Ist das relevant oder kann das weg?

In der Außenkommunikation ist der schöne Schein der populären Metriken letztlich verständlich, aber was wirklich zählt, sind Interaktion und nachhaltige Bindung von echten Fans, denn nur die sind potenzielle Kunden, transportieren die Marke und Teile einer virtuellen Community. Nur das lohnt den Aufwand von Social Media, auch wenn es ganz ohne Vanity Metrics im Endkonsumentengeschäft niemals gehen wird.

Die Zahlen der Eitelkeit sollten jedoch immer nur einen Teil der „Erfolgsmessung“ darstellen: Einen, an dem man schon wegen der repräsentativen Außenwirkung regelmäßig arbeitet – ohne sich darauf zu verlassen. Die Energie muss sich auf Kennzahlen richten, die helfen, die wirklich wichtigen Entscheidungen zu treffen.

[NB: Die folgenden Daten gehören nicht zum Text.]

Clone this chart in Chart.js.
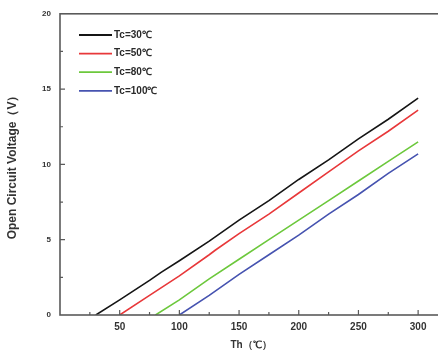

SaaS Metrics – ein Feld für Spezialisten

Wie das funktioniert, kann man bei einer Vielzahl von SaaS-Unternehmen beobachten. B2B-Anbieter sind in der Regel weniger den Gesetzen der Medien und Kommunikation unterworfen. Entsprechend hat sich hier ein aussagefähiges System von KPIs – Key Performance Indicators – herausgebildet. Eitelkeiten gibt es auch hier, die beziehen sich jedoch eher auf das Wissen um die Bedeutung der kryptischen Abkürzungen und deren Beziehung zueinander.

MRR (Monthly Recurring Revenue), ARR (Annual Recurring Revenue), CAC (Customer Acquistion Costs) und CLTV (Customer Lifetime Value) mit allfälligen Ableitungen sind die Währung in dieser Branche mit denen Erfolg und Zukunftschancen gehandelt werden. Wer sich da nicht auskennt, gehört nicht dazu.

Das ist im SaaS-Speak wie in in jeder Fachsprache. Und wie in jeder lebenden Sprache werden immer neue Begriffe erfunden, die fundierte Kenntnis oder auch nur große Kreativität versprechen. Mein persönlicher Favorit ist bei den Neukreationen die „Magic Number“. Die wurde erfunden und getauft von einem bekannten Venture Capitalist aus dem Silicon Valley, der damit über eine komplizierte Formel eine Aussage über die Effizienz des Marktings eine SaaS-Unternehmens machen will: (New MRR Q2 – New MRR Q1)/Marketing und Vertriebskosten Q1 >1 ist prima. Es ist alles Zauberei!